Désormais, la Méditerranée va être le théâtre de ce long conflit qui oppose les rois d’Aragon aux princes d’Anjou. Naples changera vingt fois de maître. La descendance de Charles d’Anjou ne saura pas conserver l’héritage. On y verra successivement Charles II, puis Robert d’Anjou, puis la reine Jeanne… qui appelleront à l’aide les Anjou de la seconde dynastie, Louis Ier, Louis II, Louis III. Même « le bon roi René » ira là-bas… Pour rien. Tous pourtant, porteront brièvement le titre glorieux de « Roi de Naples ».
Mais les rois de France prétendront tout de même récupérer l’héritage : ainsi Charles VIII, Louis XII et François 1er.
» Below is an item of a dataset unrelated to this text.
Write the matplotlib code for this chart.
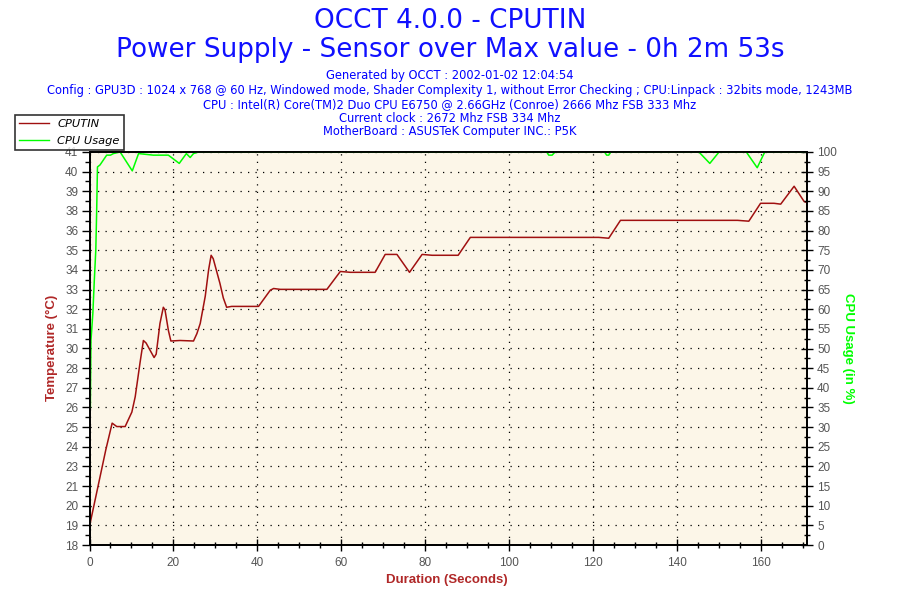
import numpy as np
import matplotlib
matplotlib.use("Agg")
import matplotlib.pyplot as plt
from matplotlib.ticker import FixedLocator, MultipleLocator
from matplotlib.lines import Line2D

# CPUTIN temperature (deg C)
cputin_t = [0, 3.9, 5.4, 6.5, 8.5, 10.1, 10.9, 12.05, 12.85, 13.5, 15.4, 15.9,
            16.8, 17.6, 18.0, 18.8, 19.4, 21.6, 24.8, 25.6, 26.4, 27.6, 28.4,
            29.0, 29.5, 31.1, 31.9, 32.7, 33.9, 40.3, 43.1, 43.9, 45.5, 56.6,
            59.8, 62.2, 68.1, 70.5, 73.3, 76.3, 79.3, 81.7, 87.9, 90.8, 121.4,
            123.8, 126.6, 154.5, 157.2, 160.0, 163.2, 164.8, 168.0, 170.4, 171.0]
cputin_temp = [19.1, 23.6, 25.15, 24.95, 24.95, 25.8, 26.7, 28.7, 30.0, 29.85,
               29.0, 29.2, 31.0, 31.95, 31.8, 30.6, 29.97, 30.0, 29.97, 30.4,
               31.0, 32.6, 34.15, 35.0, 34.8, 33.35, 32.5, 31.95, 32.0, 32.0,
               32.95, 33.05, 33.0, 33.0, 34.05, 34.0, 34.0, 35.05, 35.05, 34.0,
               35.05, 35.0, 35.0, 36.05, 36.05, 36.0, 37.05, 37.05, 37.0, 38.05,
               38.05, 38.0, 39.05, 38.15, 38.1]

# CPU usage (%)
usage_t = [0.2, 0.35, 0.8, 1.15, 1.5, 1.7, 1.9, 2.5, 4.1, 5.0, 5.7, 7.3, 10.2,
           11.7, 15.2, 16.8, 18.8, 21.4, 23.1, 24.0, 24.8, 26, 109, 109.5,
           110.3, 111, 122.8, 123.3, 123.8, 124.3, 145.3, 147.9, 150.1, 156.6,
           159.2, 161.0, 171]
usage_pct = [35, 52, 59, 67.4, 75, 84.4, 96.2, 96.7, 99.2, 99.2, 99.6, 100,
             95.2, 99.6, 99.2, 99.2, 99.2, 97.1, 99.6, 98.6, 99.6, 100, 100,
             99.2, 99.2, 100, 100, 99.2, 99.2, 100, 100, 97.1, 100, 100,
             96.0, 100, 100]

temp_tick_labels = ['18', '19', '20', '21', '23', '24', '25', '26', '27', '28',
                    '30', '31', '32', '33', '34', '35', '36', '38', '39', '40',
                    '41']

title_lines = ["OCCT 4.0.0 - CPUTIN",
               "Power Supply - Sensor over Max value - 0h 2m 53s"]
info_lines = ["Generated by OCCT : 2002-01-02 12:04:54",
              "Config : GPU3D : 1024 x 768 @ 60 Hz, Windowed mode, Shader Complexity 1, "
              "without Error Checking ; CPU:Linpack : 32bits mode, 1243MB",
              "CPU : Intel(R) Core(TM)2 Duo CPU E6750 @ 2.66GHz (Conroe) 2666 Mhz FSB 333 Mhz",
              "Current clock : 2672 Mhz FSB 334 Mhz",
              "MotherBoard : ASUSTeK Computer INC.: P5K"]

W, H = 900, 600
red = '#a01010'
green = '#00ff00'
brown = '#b02828'
tick_grey = '#555555'

fig = plt.figure(figsize=(9, 6), dpi=100)
fig.patch.set_facecolor('white')

x0, x1, y0, y1 = 89.5, 806.7, 152, 545
ax = fig.add_axes([x0 / W, 1 - y1 / H, (x1 - x0) / W, (y1 - y0) / H])
ax.set_facecolor('#fcf6e8')

t_min, t_step = 18, 1.153
t_ticks = [t_min + i * t_step for i in range(21)]
ax.set_ylim(t_min, t_ticks[-1])
ax.set_xlim(0, 171)
ax.yaxis.set_major_locator(FixedLocator(t_ticks))
ax.set_yticklabels(temp_tick_labels)
ax.yaxis.set_minor_locator(FixedLocator([v + t_step / 2 for v in t_ticks[:-1]]))
ax.xaxis.set_major_locator(MultipleLocator(20))
ax.xaxis.set_minor_locator(MultipleLocator(5))

ax.grid(True, which='major', color='black', linestyle=(0, (1, 5)), linewidth=0.9)
ax.plot(cputin_t, cputin_temp, color=red, linewidth=1.1, zorder=3)

for s in ax.spines.values():
    s.set_color('black')
    s.set_linewidth(1.3)

ax.tick_params(axis='y', which='major', direction='out', length=6, width=1,
               colors='black', labelcolor=tick_grey, labelsize=8.5, pad=2)
ax.tick_params(axis='y', which='minor', direction='out', length=3.5, width=1)
ax.tick_params(axis='x', which='major', direction='inout', length=9, width=1,
               labelcolor=tick_grey, labelsize=8.5, pad=4)
ax.tick_params(axis='x', which='minor', direction='inout', length=5, width=1)
for lab in ax.get_xticklabels() + ax.get_yticklabels():
    lab.set_family('Liberation Sans')

ax2 = ax.twinx()
ax2.set_ylim(0, 100)
ax2.yaxis.set_major_locator(MultipleLocator(5))
ax2.yaxis.set_minor_locator(MultipleLocator(2.5))
ax2.plot(usage_t, usage_pct, color=green, linewidth=1.1, zorder=2)
ax2.tick_params(axis='y', which='major', direction='inout', length=9, width=1,
                labelcolor=tick_grey, labelsize=8.5, pad=3)
ax2.tick_params(axis='y', which='minor', direction='inout', length=5, width=1)
for lab in ax2.get_yticklabels():
    lab.set_family('Liberation Sans')
for s in ax2.spines.values():
    s.set_color('black')
    s.set_linewidth(1.3)

# titles
fig.text(0.5, 1 - 21 / H, title_lines[0], ha='center', va='center',
         fontsize=18.9, color='#1010ff', family='DejaVu Sans')
fig.text(0.5, 1 - 50 / H, title_lines[1], ha='center', va='center',
         fontsize=18.9, color='#1010ff', family='DejaVu Sans')
for yy, txt in zip([76, 91, 105, 119, 132], info_lines):
    fig.text(0.5, 1 - yy / H, txt, ha='center', va='center',
             fontsize=8.3, color='#0000ff', family='DejaVu Sans')

fig.text(447 / W, 1 - 580 / H, "Duration (Seconds)", ha='center', va='center',
         fontsize=9.5, fontweight='bold', color=brown, family='Liberation Sans')
fig.text(52 / W, 1 - 348 / H, "Temperature (°C)", ha='center', va='center',
         rotation=90, fontsize=9.5, fontweight='bold', color=brown,
         family='Liberation Sans')
fig.text(848 / W, 1 - 348 / H, "CPU Usage (in %)", ha='center', va='center',
         rotation=270, fontsize=9.5, fontweight='bold', color=green,
         family='Liberation Sans')

handles = [Line2D([], [], color=red, linewidth=1),
           Line2D([], [], color=green, linewidth=1)]
leg = fig.legend(handles, ["CPUTIN", "CPU Usage"], loc='upper left',
                 bbox_to_anchor=(15 / W, 1 - 115 / H), frameon=True,
                 fancybox=False, borderpad=0.35, handlelength=2.65,
                 handletextpad=0.7, labelspacing=0.65, borderaxespad=0,
                 prop={'family': 'DejaVu Sans', 'style': 'italic', 'size': 8.2})
leg.get_frame().set_edgecolor('black')
leg.get_frame().set_linewidth(1.2)

fig.savefig("out.png", dpi=100)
Et Pavie mettra un point final à leurs prétentions.
Point final ? Pas tant que cela : Un Guise, lointain descendant des Anjou, tentera lui aussi d’y prendre pied. Sa tentative n’aura pas de suite. Puis on espérera que Philippe V, le petit-fils de Louis XIV, devenu roi d’Espagne, puisse assurer une présence française dans sa colonie napolitaine. Sa descendance Bourbon y est encore, mais sans la France.
Puis ce sera le Directoire qui, avec le général Championnet, fondera là-bas l’éphémère République Parthénopéenne. Enfin, sur ordre de Napoléon, on verra le général Murat devenir Roi de Naples.
Tout cela parce qu’une bande normands a autrefois fait étape à Salerne au retour d’un pèlerinage à Jérusalem ! Quelle extraordinaire aventure !
Une aventure dont, dans l’Italie d’aujourd’hui, on trouve avec bonheur les traces à chaque pas. Quand l’on se promène en touriste dans ces merveilleuses contrées de Sicile, de Calabre, du Basilicate ou de la Pouille, chaque ville, chaque village, chaque détour réserve une surprise : ici, c’est une église construite par les Normands, là c’est l’un des châteaux de Frédéric, ailleurs, ce sont les cathédrales angevines avec leurs mosaïques, plus loin, voici le cloître de Montréale, les palais de Palerme, les monuments de Naples.